Michael Geer, president of the conservative Pennsylvania Family Institute in Harrisburg, doesn't disagree: "Taxpayers who have money taken from them end up with a sense of disgust with people receiving the help," he said.
Some also believe that many welfare recipients cheat.
"The myth of the Cadillac-driving welfare queen" who defrauds the system lingers even though there's no proof of it, said Erin O'Brien, a poverty expert at the University of Massachusetts, Boston.
In fact, welfare fraud among Philadelphia's 95,456 recipients is "minute," according to Peter Berson, assistant chief of the government fraud unit in the Philadelphia District Attorney's Office.
The 200 to 400 cases of welfare fraud in the city each year - down 50 percent since 2002 because of better enforcement and fewer recipients - are not nonworking women having babies to game the government, but working women receiving welfare and working at other jobs without reporting the income, Berson said.
Pennsylvania receives a $719 million federal block grant for TANF cash assistance and related programs; New Jersey gets around $200 million, government figures show.
Some lawmakers are attempting to codify the anti-poor sentiment. Pennsylvania State Rep. Garth Everett (R., Lycoming) has tried for a year to pass a law that would have TANF recipients drug-tested and fingerprinted, a practice in some states. "People's wallets are tighter these days, and they don't want funds going to folks with drug problems," he said.
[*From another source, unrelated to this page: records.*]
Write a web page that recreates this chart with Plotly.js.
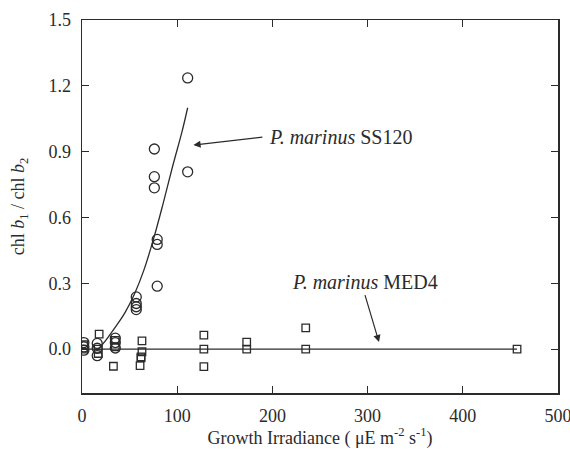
<!DOCTYPE html>
<html>
<head>
<meta charset="utf-8">
<script src="https://cdn.plot.ly/plotly-3.0.1.min.js"></script>
<style>html,body{margin:0;padding:0;background:#fff;}#chart{width:570px;height:449px;}</style>
</head>
<body>
<div id="chart"></div>
<script>
// SS120 (circles)
var ss120X = [2, 2, 2, 16, 16, 16, 35, 35, 35, 57, 57, 57, 57, 79, 79, 79, 76, 76, 76, 111, 111];
var ss120Y = [0.03, 0.01, -0.005, 0.026, 0.004, -0.03, 0.05, 0.03, 0.005, 0.238, 0.208, 0.193, 0.18, 0.50, 0.477, 0.287, 0.912, 0.786, 0.735, 1.236, 0.808];
// SS120 fitted curve
var ss120FitX = [17, 25, 35, 45, 55, 65, 75, 85, 95, 105, 111];
var ss120FitY = [0.0, 0.04, 0.10, 0.165, 0.25, 0.36, 0.50, 0.66, 0.83, 0.99, 1.10];
// MED4 (squares)
var med4X = [2, 2, 18, 17, 17, 35, 35, 33, 63, 63, 62, 62, 61, 128, 128, 128, 173, 173, 235, 235, 457];
var med4Y = [0.02, 0.0, 0.068, 0.0, -0.02, 0.04, 0.01, -0.078, 0.038, -0.012, -0.035, -0.04, -0.075, 0.064, 0.0, -0.08, 0.032, 0.0, 0.097, 0.0, 0.0];
// MED4 fitted line
var med4FitX = [0, 457];
var med4FitY = [0, 0];

var xTicks = [0, 100, 200, 300, 400, 500];
var yTicks = [0.0, 0.3, 0.6, 0.9, 1.2, 1.5];
var yTickText = ['0.0', '0.3', '0.6', '0.9', '1.2', '1.5'];

var ink = '#2b2b2b';
var serif = 'Liberation Serif';

var traces = [
  {x: ss120FitX, y: ss120FitY, mode: 'lines', line: {color: ink, width: 1.3, shape: 'spline'}, hoverinfo: 'skip'},
  {x: med4FitX, y: med4FitY, mode: 'lines', line: {color: ink, width: 1.3}, hoverinfo: 'skip'},
  {x: ss120X, y: ss120Y, mode: 'markers', marker: {symbol: 'circle-open', size: 10, color: ink, line: {width: 1.3, color: ink}}},
  {x: med4X, y: med4Y, mode: 'markers', marker: {symbol: 'square-open', size: 7.5, color: ink, line: {width: 1.3, color: ink}}}
];

var axisCommon = {
  showgrid: false, zeroline: false, showline: true, linecolor: ink, linewidth: 1.5,
  mirror: 'ticks', ticks: 'inside', ticklen: 7, tickwidth: 1.2, tickcolor: ink,
  ticklabeloverflow: 'allow', ticklabelstandoff: 6,
  tickfont: {family: serif, size: 18, color: ink}
};

var layout = {
  width: 570, height: 449,
  margin: {l: 82, r: 12, t: 20, b: 56},
  paper_bgcolor: '#fff', plot_bgcolor: '#fff',
  showlegend: false,
  font: {family: serif, color: ink},
  xaxis: Object.assign({}, axisCommon, {
    range: [0, 500], tickvals: xTicks,
    title: {text: 'Growth Irradiance ( \u03bcE m<sup>-2</sup> s<sup>-1</sup>)', font: {family: serif, size: 18, color: ink}, standoff: 5}
  }),
  yaxis: Object.assign({}, axisCommon, {
    range: [-0.2, 1.5], tickvals: yTicks, ticktext: yTickText,
    title: {text: 'chl <i>b</i><sub>1</sub> / chl <i>b</i><sub>2</sub>', font: {family: serif, size: 18, color: ink}, standoff: 19}
  }),
  annotations: [
    {x: 117, y: 0.93, xref: 'x', yref: 'y', ax: 69, ay: -8, axref: 'pixel', ayref: 'pixel',
     text: '<i>P. marinus</i> SS120', showarrow: true, arrowhead: 2, arrowsize: 1.2, arrowwidth: 1.2, arrowcolor: ink,
     xanchor: 'left', yanchor: 'middle', borderpad: 6, font: {family: serif, size: 20, color: ink}},
    {x: 312, y: 0.032, xref: 'x', yref: 'y', ax: -14, ay: -47, axref: 'pixel', ayref: 'pixel',
     text: '<i>P. marinus</i> MED4', showarrow: true, arrowhead: 2, arrowsize: 1.2, arrowwidth: 1.2, arrowcolor: ink,
     xanchor: 'center', yanchor: 'bottom', borderpad: 1, font: {family: serif, size: 20, color: ink}}
  ]
};

Plotly.newPlot('chart', traces, layout, {staticPlot: true, displayModeBar: false});
</script>
</body>
</html>
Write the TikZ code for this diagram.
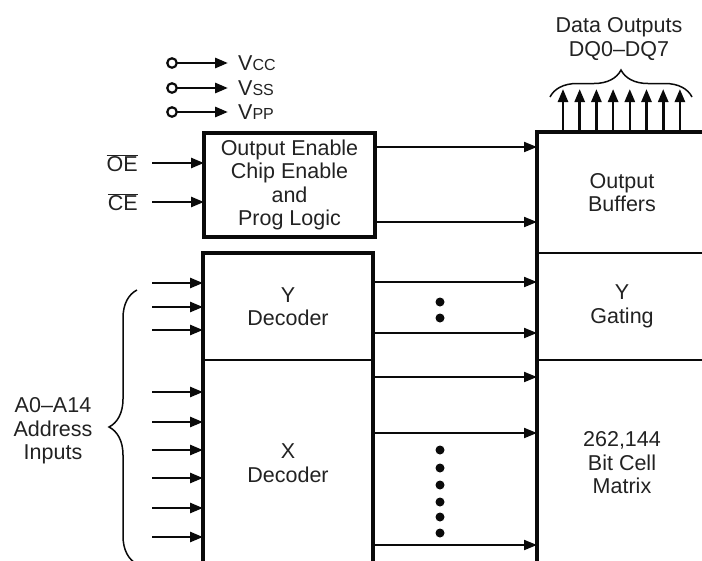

Asked to back up his claims, Everett said, "I don't have evidence that people are using it [TANF money] to buy drugs. I do get feedback from a significant part of my constituency that they have the feeling that folks on welfare are using drugs." He added that his proposed bill "is not going anywhere" because Democrats oppose it.
Attendant to complaints about people on welfare are criticisms of unwed women having babies.
"Unplanned childbearing contributes to poverty," said Sawhill, the economist. Others disagree. "Having a kid is not the problem," O'Brien said. "Growing up in poverty is."
Regardless, many people say they cannot understand why women in poverty have children out of wedlock.
For women living in a depressing world of severely limited means and hopelessness, a child "makes you feel loved and wanted," said Sutton, the Northeast mother of two. "Mostly, we don't love ourselves and make bad choices."
Ashley Ortiz, 24, a currently employed, formerly impoverished single mother with a 3-year-old son in Northern Liberties, said young women often "don't have the building blocks others have to make an easier life, and what do you do when all you know is the example given you?"
Interestingly, said Edin of Harvard, 72 percent do eventually marry by their 30s.
While hostility toward the poor may be on the rise, there is a growing sense that a dismal economy will move even the middle class toward poverty. Some ask: Will Americans hate them as well?
"When you can work the minimum wage and still be poor," said Meg Bostrom of Topos, a Washington research group, "when people don't get paid sick leave, when jobs are scarce, and when inequality between the rich and working class grows, well, you're making conditions for poverty. Poverty doesn't just happen. And the hardest workers in America will continue to struggle."